A 20-member visually impaired Bangladesh cricket team will leave for South Africa this week to participate in the fourth Blind World Cup Cricket to be held in Cape Town from November 26 to December 9. Barring Zimbabwe, nine Test playing countries and Nepal will participate in the tournament, organised by the World Blind Cricket Council. Hafizur Rahman Bullet, the skipper of the Bangladesh blind cricket team, at a press conference on Sunday said they have prepared themselves for two months at a school in Manikganj.
Invented in Melbourne in 1922, blind cricket spread to England, the home of cricket, in the 1940s.
Almost a dozen countries around the world now play the slightly-adapted game, played with a standard bat on a field that is two-thirds the size of a normal wicket.
Bangladesh, who began playing blind cricket in 2008, will make its debut in World Cup with the upcoming edition.
A special white plastic ball has bells inside it to alert the batsmen and fieldsmen of each team, which is made up of four totally blind and seven partially sighted players.
Bowlers shout ‘play!’ just before throwing the ball underarm.
As it flies through the air, bells inside the ball create a ringing sound which the batsmen and fielders track and react to.

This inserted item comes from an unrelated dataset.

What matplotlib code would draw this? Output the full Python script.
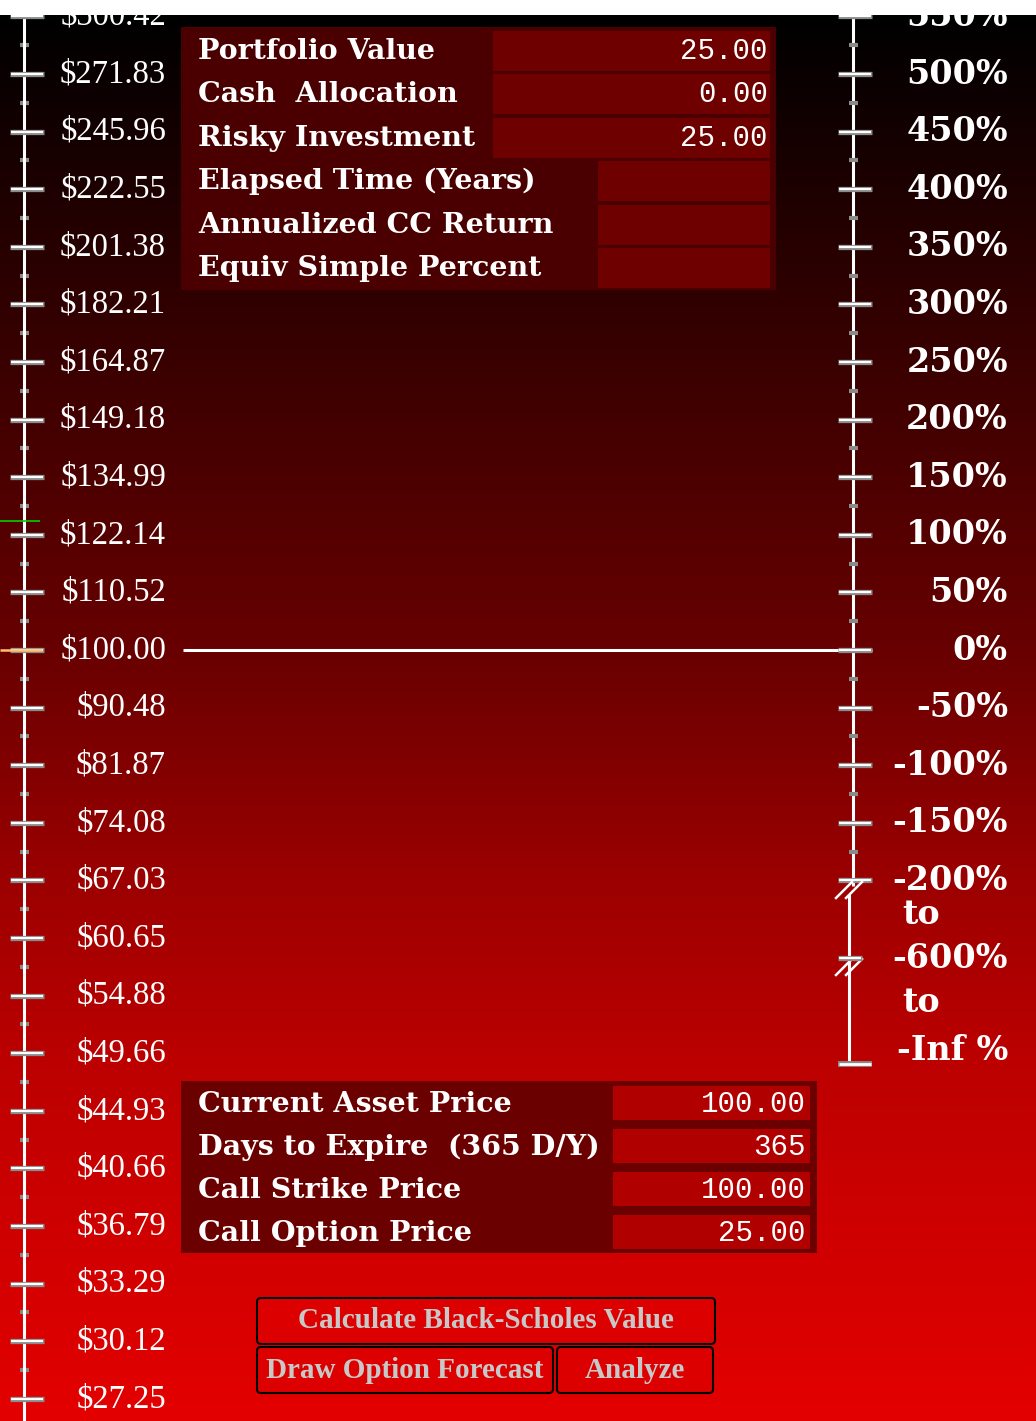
import numpy as np
import matplotlib.pyplot as plt
from matplotlib.patches import Rectangle, FancyBboxPatch

W, H = 1036, 1421
TOP = 15            # white strip at the top of the screenshot
Y100 = 650          # pixel row of the $100 / 0% line
PX_PER_LN = 576     # pixels per unit of ln(price)

# ---- data ----
spot = 100.0
breakeven = 125.0
price_ticks = [300.42, 271.83, 245.96, 222.55, 201.38, 182.21, 164.87, 149.18,
               134.99, 122.14, 110.52, 100.00, 90.48, 81.87, 74.08, 67.03,
               60.65, 54.88, 49.66, 44.93, 40.66, 36.79, 33.29, 30.12, 27.25]
pct_ticks = [550, 500, 450, 400, 350, 300, 250, 200, 150, 100, 50, 0,
             -50, -100, -150, -200]
break_labels = ['-600%', '-Inf %']

top_labels = ['Portfolio Value', 'Cash  Allocation', 'Risky Investment',
              'Elapsed Time (Years)', 'Annualized CC Return', 'Equiv Simple Percent']
top_values = ['25.00', '0.00', '25.00', '', '', '']
input_labels = ['Current Asset Price', 'Days to Expire  (365 D/Y)',
                'Call Strike Price', 'Call Option Price']
input_values = ['100.00', '365', '100.00', '25.00']
buttons = ['Calculate Black-Scholes Value', 'Draw Option Forecast', 'Analyze']

# ---- calibration (pixel layout) ----
p_top = spot * np.exp((Y100 - TOP) / PX_PER_LN)
p_bot = spot * np.exp(-(H - Y100) / PX_PER_LN)
pct_top = 500 * np.log(p_top / spot)
pct_bot = 500 * np.log(p_bot / spot)


def pct_at(px):
    return 500 * (Y100 - px) / PX_PER_LN


fig = plt.figure(figsize=(W / 100, H / 100), dpi=100, facecolor='white')
rect = [0, 0, 1, (H - TOP) / H]

# background gradient black -> red
bg = fig.add_axes(rect)
rows = np.arange(TOP, H)
red = np.interp(rows, [15, 300, 650, 880, 1060, 1421],
                [0, 48, 104, 156, 188, 228]) / 255.0
img = np.zeros((len(rows), 1, 3))
img[:, 0, 0] = red
bg.imshow(img, aspect='auto', extent=[0, W, 0, 1], interpolation='bilinear')
bg.axis('off')

# left price scale (log)
ax = fig.add_axes(rect)
ax.patch.set_alpha(0)
ax.set_xlim(0, W)
ax.set_yscale('log')
ax.set_ylim(p_bot, p_top)
ax.axis('off')

ax.vlines(24, p_bot, p_top, color='white', lw=2.2, zorder=3)
minors = np.sqrt(np.array(price_ticks[:-1]) * np.array(price_ticks[1:]))
minors = np.append(minors, [price_ticks[-1] ** 2 / minors[-1]])
ax.hlines(minors, 20, 29, color='#8a8a8a', lw=3.0, zorder=2)
ax.hlines(price_ticks, 10, 44, color='#8a8a8a', lw=3.8, zorder=4)
ax.hlines(price_ticks, 11, 43, color='white', lw=1.6, zorder=5)
for p in price_ticks:
    ax.text(166, p, '$%.2f' % p, ha='right', va='center', color='white',
            fontsize=23.5, family='Liberation Serif', zorder=6)
ax.hlines(breakeven, 0, 40, color='#00d000', lw=1.2, zorder=6)
ax.hlines(spot, 0, 42, color='#ffc070', lw=1.8, zorder=6)
ax.hlines(spot, 183, 872, color='white', lw=2.2, zorder=6)

# right percent scale (linear)
axr = ax.twinx()
axr.set_ylim(pct_bot, pct_top)
axr.axis('off')
pf = dict(ha='right', va='center', color='white', fontsize=24,
          family='DejaVu Serif', weight='bold')
axr.vlines(853, pct_at(886), pct_top, color='white', lw=2.2)
axr.vlines(849, pct_at(1064), pct_at(894), color='white', lw=2.2)
pm = np.array(pct_ticks[1:]) + 25
axr.hlines(np.append(pm, pct_ticks[0] + 25), 849, 858, color='#8a8a8a', lw=3.0)
axr.hlines(pct_ticks, 838, 872, color='#8a8a8a', lw=3.8)
axr.hlines(pct_ticks, 839, 871, color='white', lw=1.6)
for v in pct_ticks:
    axr.text(1008, v, '%d%%' % v, **pf)
# broken part of the scale
for y0 in (889, 966):
    for dx in (0, 10):
        axr.plot([836 + dx, 852 + dx], [pct_at(y0 + 9), pct_at(y0 - 7)],
                 color='white', lw=1.8)
axr.hlines(pct_at(958), 838, 862, color='#8a8a8a', lw=3.8)
axr.hlines(pct_at(958), 839, 861, color='white', lw=1.6)
axr.hlines(pct_at(1064), 838, 872, color='#8a8a8a', lw=4.2)
axr.hlines(pct_at(1064), 839, 871, color='white', lw=2.0)
axr.text(1008, pct_at(958), break_labels[0], **pf)
axr.text(1008, pct_at(1050), break_labels[1], **pf)
for y in (915, 1002):
    axr.text(921, pct_at(y), 'to', ha='center', va='center', color='white',
             fontsize=24, family='DejaVu Serif', weight='bold')

# overlay panels (pixel coordinates)
ov = fig.add_axes([0, 0, 1, 1])
ov.patch.set_alpha(0)
ov.set_xlim(0, W)
ov.set_ylim(H, 0)
ov.axis('off')

lab = dict(color='white', fontsize=20.5, family='DejaVu Serif',
           weight='bold', va='center', ha='left')
val = dict(color='white', fontsize=21, family='Liberation Mono',
           va='center', ha='right')

ov.add_patch(Rectangle((181, 27), 595, 263, fc='#4a0000', ec='none'))
box_x = [493, 493, 493, 598, 598, 598]
for i, (t, v) in enumerate(zip(top_labels, top_values)):
    y0 = 31 + i * 43.4
    ov.add_patch(Rectangle((box_x[i], y0), 770 - box_x[i], 40,
                           fc='#6e0000', ec='none'))
    ov.text(198, y0 + 20.5, t, **lab)
    ov.text(768, y0 + 20, v, **val)

ov.add_patch(Rectangle((181, 1081), 636, 172, fc='#6a0000', ec='none'))
for i, (t, v) in enumerate(zip(input_labels, input_values)):
    y0 = 1086 + i * 43
    ov.add_patch(Rectangle((613, y0), 197, 34, fc='#b00000', ec='none'))
    ov.text(198, y0 + 18.5, t, **lab)
    ov.text(806, y0 + 18, v, **val)

btn_boxes = [(257, 1298, 458, 46), (257, 1347, 296, 46), (557, 1347, 156, 46)]
for (x0, y0, w, h), t in zip(btn_boxes, buttons):
    ov.add_patch(FancyBboxPatch((x0 + 4, y0 + 4), w - 8, h - 8,
                                boxstyle='round,pad=4', fc='#dd0000',
                                ec='black', lw=1.5))
    ov.text(x0 + w / 2, y0 + h / 2, t, ha='center', va='center',
            color='#c8c8c8', fontsize=21, family='Liberation Serif',
            weight='bold')

fig.savefig('out.png', dpi=100, facecolor='white')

‘We are fully prepared for the tournament,’ skipper Hafizur said at the press conference. ‘Like our national cricket team we also want to make our nation proud.’
Bangladesh will open their campaign in the 40-over tournament with a match against Australia on December 3.
Though Bangladesh sent their entry long ago, officials could not provide the detail of Bangladesh’s other fixtures.